EXERCISE PROMPT: Scan the data below. Pull out each line where "matplotlib" occurs.

>> BEGIN

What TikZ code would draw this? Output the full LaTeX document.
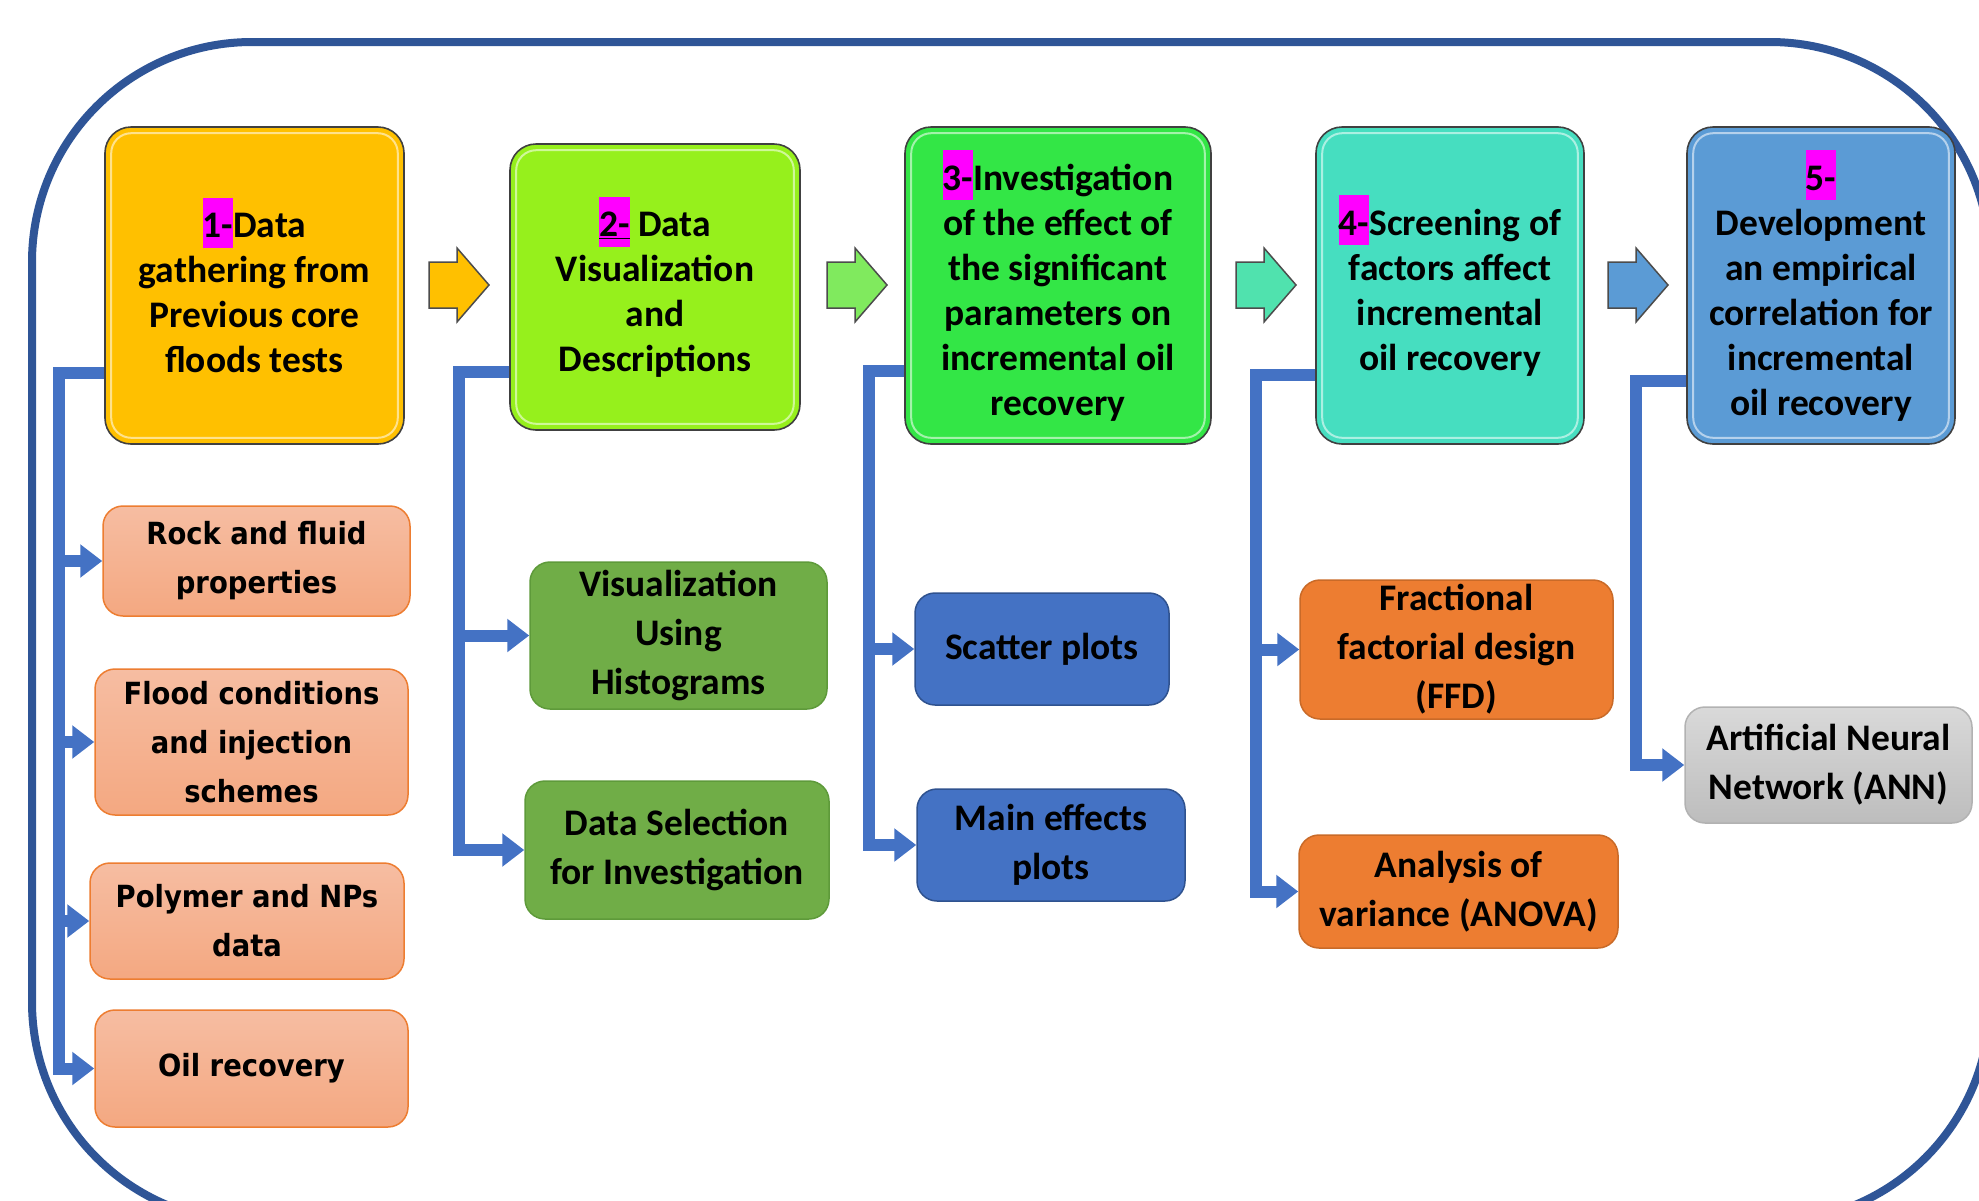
\documentclass[tikz,border=0pt]{standalone}
\usepackage{fontspec}
\setmainfont{Carlito}
\newfontfamily\tahoma{DejaVu Sans Condensed}
\usetikzlibrary{arrows.meta}

\definecolor{framebl}{HTML}{2F5597}
\definecolor{connbl}{HTML}{4472C4}
\definecolor{hlpink}{HTML}{FF00FF}
\definecolor{gold}{HTML}{FFC000}
\definecolor{lime}{HTML}{96F01C}
\definecolor{brgreen}{HTML}{33E646}
\definecolor{turq}{HTML}{46DEC0}
\definecolor{skyb}{HTML}{5B9BD5}
\definecolor{arrgreen}{HTML}{80EA5E}
\definecolor{arrteal}{HTML}{50E2AE}
\definecolor{salmontop}{HTML}{F6BDA2}
\definecolor{salmonbot}{HTML}{F4A881}
\definecolor{orline}{HTML}{ED7D31}
\definecolor{grn}{HTML}{70AD47}
\definecolor{grnline}{HTML}{5E9A3A}
\definecolor{blu}{HTML}{4472C4}
\definecolor{bluline}{HTML}{2F528F}
\definecolor{orng}{HTML}{ED7D31}
\definecolor{orngline}{HTML}{C96A28}
\definecolor{graytop}{HTML}{D9D9D9}
\definecolor{graybot}{HTML}{BDBDBD}

\newcommand{\hlnum}[1]{{\setlength{\fboxsep}{0pt}\colorbox{hlpink}{\rule[-10pt]{0pt}{50pt}#1}}}

\tikzset{
  framebox/.style={draw=framebl, line width=8pt, rounded corners=220pt},
  mainbox/.style={draw=black!75, line width=1.6pt, rounded corners=26pt, align=center,
    inner sep=0pt, font=\fontsize{37.5}{45}\selectfont\bfseries},
  blockarr/.style={draw=black!70, line width=1.5pt, line join=miter},
  subbox/.style={rounded corners=20pt, align=center, inner sep=0pt, line width=1.5pt,
    font=\fontsize{37.5}{49}\selectfont\bfseries},
  salmonbox/.style={subbox, draw=orline, top color=salmontop, bottom color=salmonbot,
    font=\tahoma\fontsize{30.5}{49}\selectfont\bfseries},
  greenbox/.style={subbox, draw=grnline, fill=grn},
  bluebox/.style={subbox, draw=bluline, fill=blu},
  orangebox/.style={subbox, draw=orngline, fill=orng},
  graybox/.style={subbox, draw=black!30, top color=graytop, bottom color=graybot},
  conn/.style={draw=connbl, line width=12pt, line join=miter, -{Triangle[length=22pt,width=32pt]}}
}

\begin{document}
\begin{tikzpicture}[x=1pt,y=-1pt]
\useasboundingbox (0,0) rectangle (1979,1200);
\clip (0,0) rectangle (1979,1200);
\draw[framebox] (32,42) rectangle (1990,1222);

% main steps
\node[mainbox, fill=gold, minimum width=299pt, minimum height=317pt] (b1) at (254.5,285.5)
  {\hlnum{1-}Data\\gathering from\\Previous core\\floods tests};
\node[mainbox, fill=lime, minimum width=290pt, minimum height=286pt] (b2) at (655,287)
  {\hlnum{\underline{2-}} Data\\Visualization\\and\\Descriptions};
\node[mainbox, fill=brgreen, minimum width=306pt, minimum height=317pt] (b3) at (1058,285.5)
  {\hlnum{3-}Investigation\\of the effect of\\the significant\\parameters on\\incremental oil\\recovery};
\node[mainbox, fill=turq, minimum width=268pt, minimum height=317pt] (b4) at (1450,285.5)
  {\hlnum{4-}Screening of\\factors affect\\incremental\\oil recovery};
\node[mainbox, fill=skyb, minimum width=268pt, minimum height=317pt] (b5) at (1821,285.5)
  {\hlnum{5-}\\Development\\an empirical\\correlation for\\incremental\\oil recovery};
\foreach \b in {b1,b2,b3,b4,b5}
  \draw[white, opacity=.55, line width=2pt, rounded corners=20pt]
    ([shift={(7pt,-7pt)}]\b.north west) rectangle ([shift={(-7pt,7pt)}]\b.south east);

% block arrows between steps
\foreach \xa/\col in {429/gold,827/arrgreen,1236/arrteal,1608/skyb}
  \draw[blockarr, fill=\col] (\xa,262) -- ++(28,0) -- ++(0,-14) -- ++(32,37)
    -- ++(-32,37) -- ++(0,-14) -- ++(-28,0) -- cycle;

% sub-tasks
\node[salmonbox, minimum width=307pt, minimum height=110pt] (rock) at (256.5,561)
  {Rock and fluid\\properties};
\node[salmonbox, minimum width=313pt, minimum height=146pt] (flood) at (251.5,742)
  {Flood conditions\\and injection\\schemes};
\node[salmonbox, minimum width=314pt, minimum height=116pt] (poly) at (247,921)
  {Polymer and NPs\\data};
\node[salmonbox, minimum width=313pt, minimum height=117pt] (oil) at (251.5,1068.5)
  {Oil recovery};
\node[greenbox, minimum width=297pt, minimum height=147pt] (vis) at (678.5,635.5)
  {Visualization\\Using\\Histograms};
\node[greenbox, minimum width=304pt, minimum height=138pt] (sel) at (677,850)
  {Data Selection\\for Investigation};
\node[bluebox, minimum width=254pt, minimum height=112pt] (scat) at (1042,649)
  {Scatter plots};
\node[bluebox, minimum width=268pt, minimum height=112pt] (meff) at (1051,845)
  {Main effects\\plots};
\node[orangebox, minimum width=313pt, minimum height=139pt] (ffd) at (1456.5,649.5)
  {Fractional\\factorial design\\(FFD)};
\node[orangebox, minimum width=319pt, minimum height=113pt] (anova) at (1458.5,891.5)
  {Analysis of\\variance (ANOVA)};
\node[graybox, minimum width=287pt, minimum height=116pt] (ann) at (1828.5,765)
  {Artificial Neural\\Network (ANN)};

% connectors
\coordinate (t1) at (59,373);
\coordinate (t2) at (459,372);
\coordinate (t3) at (869,371);
\coordinate (t4) at (1256,375);
\coordinate (t5) at (1636,381);
\draw[conn] (b1.west |- t1) -- (t1) |- (oil.west);
\foreach \s in {rock,flood,poly}
  \draw[conn] (t1 |- \s.west) -- (\s.west);
\draw[conn] (b2.west |- t2) -- (t2) |- (sel.west);
\draw[conn] (t2 |- vis.west) -- (vis.west);
\draw[conn] (b3.west |- t3) -- (t3) |- (meff.west);
\draw[conn] (t3 |- scat.west) -- (scat.west);
\draw[conn] (b4.west |- t4) -- (t4) |- (anova.west);
\draw[conn] (t4 |- ffd.west) -- (ffd.west);
\draw[conn] (b5.west |- t5) -- (t5) |- (ann.west);
\end{tikzpicture}
\end{document}
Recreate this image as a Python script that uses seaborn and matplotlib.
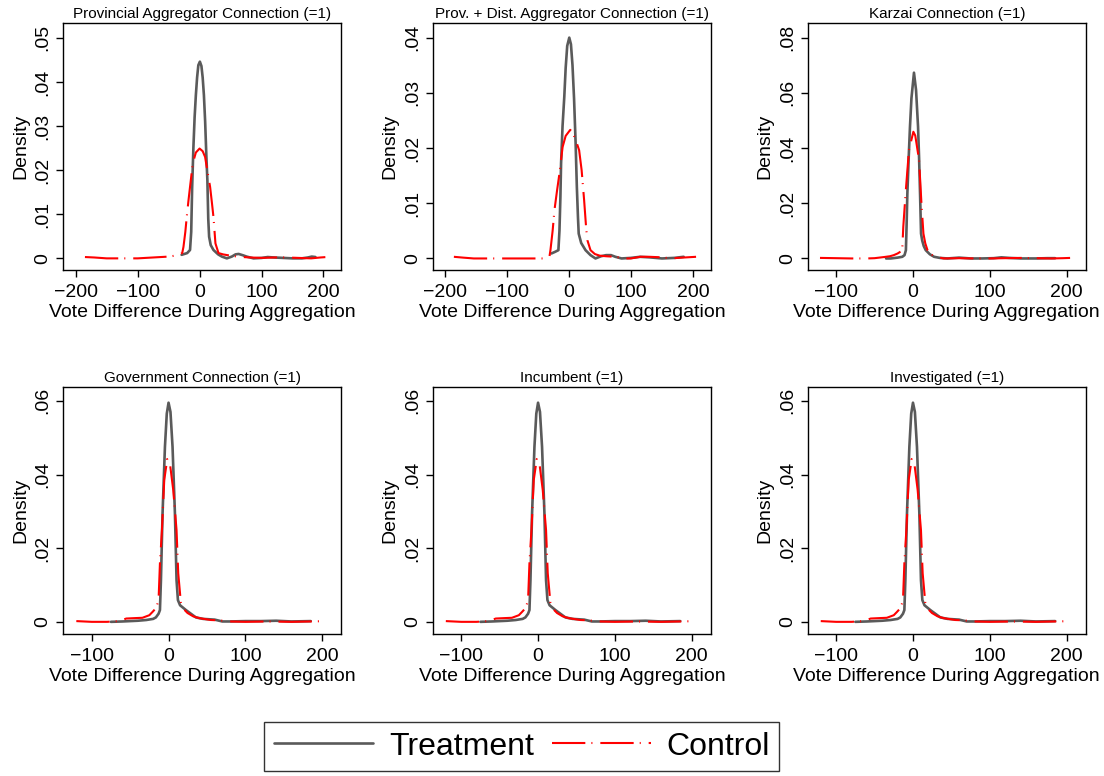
import numpy as np
import pandas as pd
import seaborn as sns
import matplotlib
matplotlib.use("Agg")
import matplotlib.pyplot as plt
from matplotlib.ticker import FuncFormatter
from matplotlib.lines import Line2D

# --- data (kernel density curves) ---
titles = ["Provincial Aggregator Connection (=1)",
          "Prov. + Dist. Aggregator Connection (=1)",
          "Karzai Connection (=1)",
          "Government Connection (=1)",
          "Incumbent (=1)",
          "Investigated (=1)"]

prov_treat_x = [-29, -20, -15.4, -13.5, -12, -10, -8, -6, -4, -2, 0.5, 3, 5, 7, 9, 11, 12.6,
                14, 15.4, 18, 22.4, 30, 36, 44, 52, 58, 63, 70, 76, 87, 100, 110, 120, 135,
                150, 165, 175, 181, 187]
prov_treat_y = [0.0008, 0.0012, 0.0019, 0.006, 0.016, 0.025, 0.032, 0.037, 0.041, 0.0438,
                0.0446, 0.0436, 0.041, 0.037, 0.031, 0.023, 0.0177, 0.009, 0.0049, 0.003,
                0.0019, 0.0009, 0.0004, 0.0, 0.0004, 0.0009, 0.001, 0.0007, 0.0004, 0.0,
                0.0001, 0.0003, 0.0002, 0.0001, 0.0, 0.0, 0.0002, 0.0004, 0.0003]
prov_ctrl_x = [-185, -170, -150, -130, -100, -75, -50, -35, -28, -26, -23, -20.7, -18, -15.4,
               -11, -6, 0, 5, 8.9, 13, 17, 20, 22.4, 25.6, 30.5, 38, 44, 55, 70, 82, 100,
               120, 140, 160, 180, 195, 205]
prov_ctrl_y = [0.0003, 0.0002, 0.0, 0.0, 0.0, 0.0002, 0.0004, 0.0007, 0.0012, 0.0026, 0.006,
               0.0094, 0.013, 0.0162, 0.0215, 0.024, 0.0249, 0.0243, 0.023, 0.0195, 0.0162,
               0.0125, 0.0094, 0.0034, 0.0012, 0.0009, 0.00075, 0.0005, 0.0003, 0.0002,
               0.0001, 0.0002, 0.0002, 0.0001, 0.0, 0.0002, 0.0003]

dist_treat_x = [-28, -22, -16.7, -15, -13.5, -12.4, -10, -7.2, -5, -2.5, 0.8, 3.5, 6, 8.5,
                11, 13, 14.8, 16, 20, 27, 35, 43, 52, 60, 68, 75, 85, 100, 115, 130, 150,
                170, 185]
dist_treat_y = [0.0009, 0.0012, 0.0015, 0.005, 0.011, 0.0172, 0.024, 0.0293, 0.0345, 0.0385,
                0.040, 0.0388, 0.035, 0.029, 0.021, 0.013, 0.0075, 0.0045, 0.0028, 0.0015,
                0.0006, 0.0, 0.0004, 0.0006, 0.0006, 0.0003, 0.0, 0.0001, 0.0003, 0.0002,
                0.0, 0.0001, 0.0003]
dist_ctrl_x = [-185, -170, -153, -120, -90, -60, -36, -31, -29.5, -26, -23, -19, -15, -9.9,
               -5, 2.4, 7, 12, 16.7, 20.7, 24.7, 28, 30, 35, 42, 50, 60, 75, 90, 100, 115,
               130, 150, 165, 175, 190, 205]
dist_ctrl_y = [0.0003, 0.00015, 0.0, 0.0, 0.0, 0.0, 0.0, 0.0004, 0.0015, 0.005, 0.0088,
               0.0122, 0.0154, 0.0202, 0.0222, 0.0233, 0.0226, 0.0212, 0.0196, 0.016,
               0.0106, 0.0055, 0.0033, 0.0015, 0.0008, 0.0005, 0.0004, 0.0003, 0.0, 0.0,
               0.0003, 0.0003, 0.0002, 0.0, 0.0001, 0.0002, 0.0003]

karzai_treat_x = [-35, -29, -20, -13.9, -11, -9.2, -8.3, -7.3, -5.5, -3.9, -2, 1.3, 4, 6.6,
                  8, 9.2, 10.5, 12, 14, 16.6, 22, 27.5, 35, 45, 60, 75, 90, 105, 115, 125,
                  140, 160, 175, 185]
karzai_treat_y = [0.0, 0.0, 0.0003, 0.0006, 0.0012, 0.003, 0.012, 0.0236, 0.037, 0.0477,
                  0.058, 0.0673, 0.061, 0.0477, 0.036, 0.0236, 0.009, 0.0065, 0.0045, 0.003,
                  0.0015, 0.0006, 0.0002, 0.0, 0.0003, 0.0, 0.0, 0.0001, 0.0004, 0.0002,
                  0.0, 0.0, 0.0001, 0.0001]
karzai_ctrl_x = [-121, -100, -80, -60, -50, -38, -30, -25, -20, -16, -14, -12.6, -9.6, -5.2,
                 0.5, 3, 7.9, 11, 13.6, 16, 18.9, 23, 29.7, 40, 60, 80, 100, 120, 140, 160,
                 180, 195, 205]
karzai_ctrl_y = [0.0002, 0.0001, 0.0, 0.0, 0.0001, 0.0005, 0.0008, 0.0012, 0.0018, 0.0025,
                 0.003, 0.0115, 0.0236, 0.0393, 0.0459, 0.0445, 0.0357, 0.02, 0.009, 0.0055,
                 0.003, 0.0015, 0.0006, 0.0, 0.0001, 0.0, 0.0, 0.0001, 0.0002, 0.0001, 0.0,
                 0.0001, 0.0002]

# the bottom three panels show the same curves
gov_treat_x = [-75, -60, -40, -29, -20, -16.5, -13, -11.2, -9.9, -7.8, -4.7, -2.3, 0, 2.5,
               5.2, 8.3, 10.4, 12.2, 15, 22.6, 35.6, 45, 60, 70, 80, 100, 120, 140, 160, 185]
gov_treat_y = [0.0, 0.0001, 0.0003, 0.0005, 0.0008, 0.0012, 0.0022, 0.0032, 0.0113, 0.0294,
               0.0475, 0.0565, 0.0595, 0.057, 0.0475, 0.0294, 0.0113, 0.0059, 0.0045, 0.0032,
               0.0012, 0.0008, 0.0006, 0.0001, 0.0001, 0.0002, 0.0002, 0.0003, 0.0001, 0.0002]
gov_ctrl_x = [-120, -100, -80, -64, -55, -45, -34, -25, -20.8, -16, -13, -11.2, -8.6, -5.6,
              -1.7, 1.8, 6.1, 10.4, 12.6, 16.1, 20, 24.7, 32, 40, 55, 66, 80, 100, 130, 160,
              185, 205]
gov_ctrl_y = [0.0002, 0.0, 0.0, 0.0002, 0.0009, 0.001, 0.0011, 0.0018, 0.0027, 0.0038, 0.0059,
              0.0159, 0.0249, 0.0385, 0.0442, 0.043, 0.0358, 0.0249, 0.0132, 0.005, 0.0034,
              0.0024, 0.0015, 0.001, 0.0005, 0.0004, 0.0001, 0.0, 0.0001, 0.0, 0.0001, 0.0002]

curves = [(prov_treat_x, prov_treat_y, prov_ctrl_x, prov_ctrl_y),
          (dist_treat_x, dist_treat_y, dist_ctrl_x, dist_ctrl_y),
          (karzai_treat_x, karzai_treat_y, karzai_ctrl_x, karzai_ctrl_y),
          (gov_treat_x, gov_treat_y, gov_ctrl_x, gov_ctrl_y),
          (gov_treat_x, gov_treat_y, gov_ctrl_x, gov_ctrl_y),
          (gov_treat_x, gov_treat_y, gov_ctrl_x, gov_ctrl_y)]

x_ticks = [[-200, -100, 0, 100, 200]] * 2 + [[-100, 0, 100, 200]] * 4
y_ticks = [[0, .01, .02, .03, .04, .05], [0, .01, .02, .03, .04], [0, .02, .04, .06, .08],
           [0, .02, .04, .06], [0, .02, .04, .06], [0, .02, .04, .06]]
x_lims = [(-220, 229), (-219, 229)] + [(-137, 225)] * 4
y_lims = [(-0.00265, 0.0533), (-0.0021, 0.0426), (-0.0042, 0.0852),
          (-0.0033, 0.0637), (-0.0033, 0.0637), (-0.0033, 0.0637)]

TREAT_COLOR = "#5a5a5a"
CTRL_COLOR = "#ff0000"
CTRL_DASH = (16, 2.9, 0.5, 3.8)

sns.set_theme(style="ticks", rc={"text.color": "black", "axes.labelcolor": "black",
                                 "xtick.color": "black", "ytick.color": "black"})
plt.rcParams["font.family"] = ["Liberation Sans", "DejaVu Sans"]

fig = plt.figure(figsize=(11.04, 7.76), dpi=100)

lefts = [0.0573, 0.392, 0.7316]
bottoms = [0.652, 0.183]
for i, (tx, ty, cx, cy) in enumerate(curves):
    ax = fig.add_axes([lefts[i % 3], bottoms[i // 3], 0.252, 0.318])
    df = pd.concat([
        pd.DataFrame({"x": tx, "y": ty, "group": "Treatment"}),
        pd.DataFrame({"x": cx, "y": cy, "group": "Control"}),
    ], ignore_index=True)
    sns.lineplot(data=df, x="x", y="y", hue="group", style="group",
                 palette={"Treatment": TREAT_COLOR, "Control": CTRL_COLOR},
                 dashes={"Treatment": "", "Control": CTRL_DASH},
                 size="group", sizes={"Treatment": 1.9, "Control": 1.5},
                 estimator=None, sort=False, legend=False, ax=ax)
    ax.set_xlim(*x_lims[i])
    ax.set_ylim(*y_lims[i])
    ax.set_xticks(x_ticks[i])
    ax.set_yticks(y_ticks[i])
    ax.xaxis.set_major_formatter(FuncFormatter(lambda v, p: "\u2212" + str(int(-v)) if v < 0 else str(int(v))))
    ax.yaxis.set_major_formatter(FuncFormatter(lambda v, p: "0" if v == 0 else f"{v:.2f}".lstrip("0")))
    for lab in ax.get_yticklabels():
        lab.set_rotation(90)
        lab.set_va("center")
    ax.tick_params(axis="x", labelsize=14, length=5, width=1, color="black", pad=5)
    ax.tick_params(axis="y", labelsize=14, length=5, width=1, color="black", pad=3.5)
    for s in ax.spines.values():
        s.set_color("black")
        s.set_linewidth(1)
    ax.set_xlabel("Vote Difference During Aggregation", fontsize=14, labelpad=2)
    ax.set_ylabel("Density", fontsize=14, labelpad=4)
    ax.set_title(titles[i], fontsize=11, pad=4)

handles = [Line2D([], [], color=TREAT_COLOR, lw=1.9),
           Line2D([], [], color=CTRL_COLOR, lw=1.5, dashes=CTRL_DASH)]
leg = fig.legend(handles, ["Treatment", "Control"], loc="center",
                 bbox_to_anchor=(0.4728, 0.038), ncol=2, fontsize=23,
                 frameon=True, fancybox=False, edgecolor="black",
                 handlelength=3.1, handletextpad=0.5, columnspacing=0.55,
                 borderpad=0.3, borderaxespad=0)
leg.get_frame().set_linewidth(1)

fig.savefig("out.png", dpi=100)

>> END

EXPECTED ANSWER:
Recreate this image as a Python script that uses seaborn and matplotlib.
import matplotlib
matplotlib.use("Agg")
import matplotlib.pyplot as plt
from matplotlib.ticker import FuncFormatter
from matplotlib.lines import Line2D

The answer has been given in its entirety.